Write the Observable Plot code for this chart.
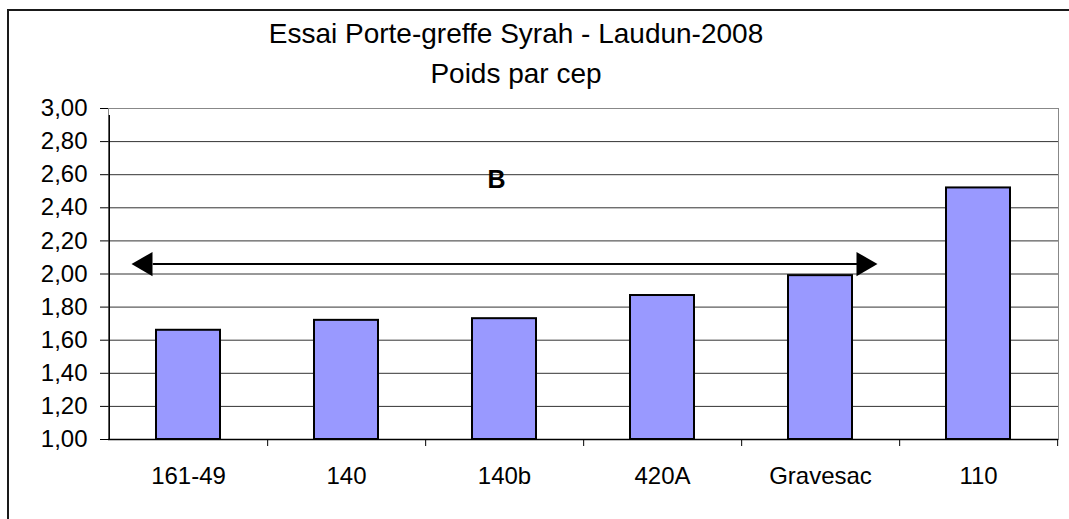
<!DOCTYPE html>
<html>
<head>
<meta charset="utf-8">
<script src="https://cdn.jsdelivr.net/npm/d3@7"></script>
<script src="https://cdn.jsdelivr.net/npm/@observablehq/plot@0.6"></script>
<style>
  html, body { margin: 0; padding: 0; background: #fff; }
  #wrap { position: relative; width: 1069px; height: 519px; overflow: hidden; font-family: "Liberation Sans", Arial, sans-serif; }
  #border { position: absolute; left: 7px; top: 9px; right: -10px; bottom: -10px; border-left: 2px solid #1a1a1a; border-top: 2px solid #1a1a1a; }
  #title { position: absolute; left: 8px; width: 1016px; top: 14px; text-align: center; font-size: 28px; line-height: 40px; color: #000; }
  #chart { position: absolute; left: 0; top: 0; }
</style>
</head>
<body>
<div id="wrap">
  <div id="border"></div>
  <div id="chart"></div>
  <div id="title">Essai Porte-greffe Syrah - Laudun-2008<br>Poids par cep</div>
</div>
<script>
const categories = ["161-49", "140", "140b", "420A", "Gravesac", "110"];
const values = [1.66, 1.72, 1.73, 1.87, 1.99, 2.52];
const yTicks = [1.0, 1.2, 1.4, 1.6, 1.8, 2.0, 2.2, 2.4, 2.6, 2.8, 3.0];
const yTickLabels = ["1,00", "1,20", "1,40", "1,60", "1,80", "2,00", "2,20", "2,40", "2,60", "2,80", "3,00"];
const gridValues = [1.2, 1.4, 1.6, 1.8, 2.0, 2.2, 2.4, 2.6, 2.8];
const arrowFrom = "161-49";
const arrowTo = "Gravesac";
const arrowValue = 2.06;
const groupLabel = "B";
const groupLabelCategory = "140b";
const groupLabelValue = 2.52;

const data = categories.map((c, i) => ({cat: c, v: values[i]}));

const W = 1069, H = 519, mL = 108, mR = 11, mT = 108, mB = 80;
const step = (W - mL - mR) / categories.length;

const chart = Plot.plot({
  width: W,
  height: H,
  marginLeft: mL,
  marginRight: mR,
  marginTop: mT,
  marginBottom: mB,
  style: {fontFamily: "'Liberation Sans', Arial, sans-serif", fontSize: "24px", background: "transparent", color: "#000"},
  x: {domain: categories, paddingInner: 0.596, paddingOuter: 0.298, label: null},
  y: {domain: [1, 3], label: null},
  marks: [
    Plot.frame({stroke: "#888"}),
    Plot.ruleY(gridValues, {stroke: "#333", strokeWidth: 1}),
    Plot.barY(data, {x: "cat", y1: 1, y2: "v", fill: "#9999ff", stroke: "#000", strokeWidth: 2}),
    Plot.ruleY([1], {stroke: "#000", strokeWidth: 1.3}),
    Plot.ruleX([categories[0]], {dx: -step / 2, y1: 1, y2: 3, insetBottom: -7, stroke: "#000", strokeWidth: 1.3}),
    Plot.ruleX(categories, {x: d => d, dx: step / 2, y1: 1, y2: 1, insetBottom: -7, stroke: "#000"}),
    Plot.axisY({ticks: yTicks, tickFormat: d => yTickLabels[yTicks.findIndex(t => Math.abs(t - d) < 1e-9)], tickSize: 8, tickPadding: 13, fontSize: 24, label: null}),
    Plot.axisX({tickSize: 0, tickPadding: 27, fontSize: 24, label: null}),
    Plot.arrow([0], {x1: () => arrowFrom, x2: () => arrowTo, y1: () => arrowValue, y2: () => arrowValue, headLength: 0, insetStart: -35, insetEnd: -36, stroke: "#000", strokeWidth: 2}),
    Plot.dot([arrowFrom], {x: d => d, y: () => arrowValue, symbol: "triangle", rotate: -90, r: 9, fill: "#000", stroke: "none", dx: -43}),
    Plot.dot([arrowTo], {x: d => d, y: () => arrowValue, symbol: "triangle", rotate: 90, r: 9, fill: "#000", stroke: "none", dx: 43}),
    Plot.text([groupLabel], {x: () => groupLabelCategory, y: () => groupLabelValue, text: d => d, lineAnchor: "bottom", dx: -8, fontSize: 25, fontWeight: "bold", fill: "#000"})
  ]
});
document.getElementById("chart").appendChild(chart);
</script>
</body>
</html>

========================================

→ **Stated task**
Leave the pictures out and copy the rest of the data exactly.

→ **Written response**
Write the Observable Plot code for this chart.
<!DOCTYPE html>
<html>
<head>
<meta charset="utf-8">
<script src="https://cdn.jsdelivr.net/npm/d3@7"></script>
<script src="https://cdn.jsdelivr.net/npm/@observablehq/plot@0.6"></script>
<style>
  html, body { margin: 0; padding: 0; background: #fff; }
  #wrap { position: relative; width: 1069px; height: 519px; overflow: hidden; font-family: "Liberation Sans", Arial, sans-serif; }
  #border { position: absolute; left: 7px; top: 9px; right: -10px; bottom: -10px; border-left: 2px solid #1a1a1a; border-top: 2px solid #1a1a1a; }
  #title { position: absolute; left: 8px; width: 1016px; top: 14px; text-align: center; font-size: 28px; line-height: 40px; color: #000; }
  #chart { position: absolute; left: 0; top: 0; }
</style>
</head>
<body>
<div id="wrap">
  <div id="border"></div>
  <div id="chart"></div>
  <div id="title">Essai Porte-greffe Syrah - Laudun-2008<br>Poids par cep</div>
</div>
<script>
const categories = ["161-49", "140", "140b", "420A", "Gravesac", "110"];
const values = [1.66, 1.72, 1.73, 1.87, 1.99, 2.52];
const yTicks = [1.0, 1.2, 1.4, 1.6, 1.8, 2.0, 2.2, 2.4, 2.6, 2.8, 3.0];
const yTickLabels = ["1,00", "1,20", "1,40", "1,60", "1,80", "2,00", "2,20", "2,40", "2,60", "2,80", "3,00"];
const gridValues = [1.2, 1.4, 1.6, 1.8, 2.0, 2.2, 2.4, 2.6, 2.8];
const arrowFrom = "161-49";
const arrowTo = "Gravesac";
const arrowValue = 2.06;
const groupLabel = "B";
const groupLabelCategory = "140b";
const groupLabelValue = 2.52;

const data = categories.map((c, i) => ({cat: c, v: values[i]}));

const W = 1069, H = 519, mL = 108, mR = 11, mT = 108, mB = 80;
const step = (W - mL - mR) / categories.length;

const chart = Plot.plot({
  width: W,
  height: H,
  marginLeft: mL,
  marginRight: mR,
  marginTop: mT,
  marginBottom: mB,
  style: {fontFamily: "'Liberation Sans', Arial, sans-serif", fontSize: "24px", background: "transparent", color: "#000"},
  x: {domain: categories, paddingInner: 0.596, paddingOuter: 0.298, label: null},
  y: {domain: [1, 3], label: null},
  marks: [
    Plot.frame({stroke: "#888"}),
    Plot.ruleY(gridValues, {stroke: "#333", strokeWidth: 1}),
    Plot.barY(data, {x: "cat", y1: 1, y2: "v", fill: "#9999ff", stroke: "#000", strokeWidth: 2}),
    Plot.ruleY([1], {stroke: "#000", strokeWidth: 1.3}),
    Plot.ruleX([categories[0]], {dx: -step / 2, y1: 1, y2: 3, insetBottom: -7, stroke: "#000", strokeWidth: 1.3}),
    Plot.ruleX(categories, {x: d => d, dx: step / 2, y1: 1, y2: 1, insetBottom: -7, stroke: "#000"}),
    Plot.axisY({ticks: yTicks, tickFormat: d => yTickLabels[yTicks.findIndex(t => Math.abs(t - d) < 1e-9)], tickSize: 8, tickPadding: 13, fontSize: 24, label: null}),
    Plot.axisX({tickSize: 0, tickPadding: 27, fontSize: 24, label: null}),
    Plot.arrow([0], {x1: () => arrowFrom, x2: () => arrowTo, y1: () => arrowValue, y2: () => arrowValue, headLength: 0, insetStart: -35, insetEnd: -36, stroke: "#000", strokeWidth: 2}),
    Plot.dot([arrowFrom], {x: d => d, y: () => arrowValue, symbol: "triangle", rotate: -90, r: 9, fill: "#000", stroke: "none", dx: -43}),
    Plot.dot([arrowTo], {x: d => d, y: () => arrowValue, symbol: "triangle", rotate: 90, r: 9, fill: "#000", stroke: "none", dx: 43}),
    Plot.text([groupLabel], {x: () => groupLabelCategory, y: () => groupLabelValue, text: d => d, lineAnchor: "bottom", dx: -8, fontSize: 25, fontWeight: "bold", fill: "#000"})
  ]
});
document.getElementById("chart").appendChild(chart);
</script>
</body>
</html>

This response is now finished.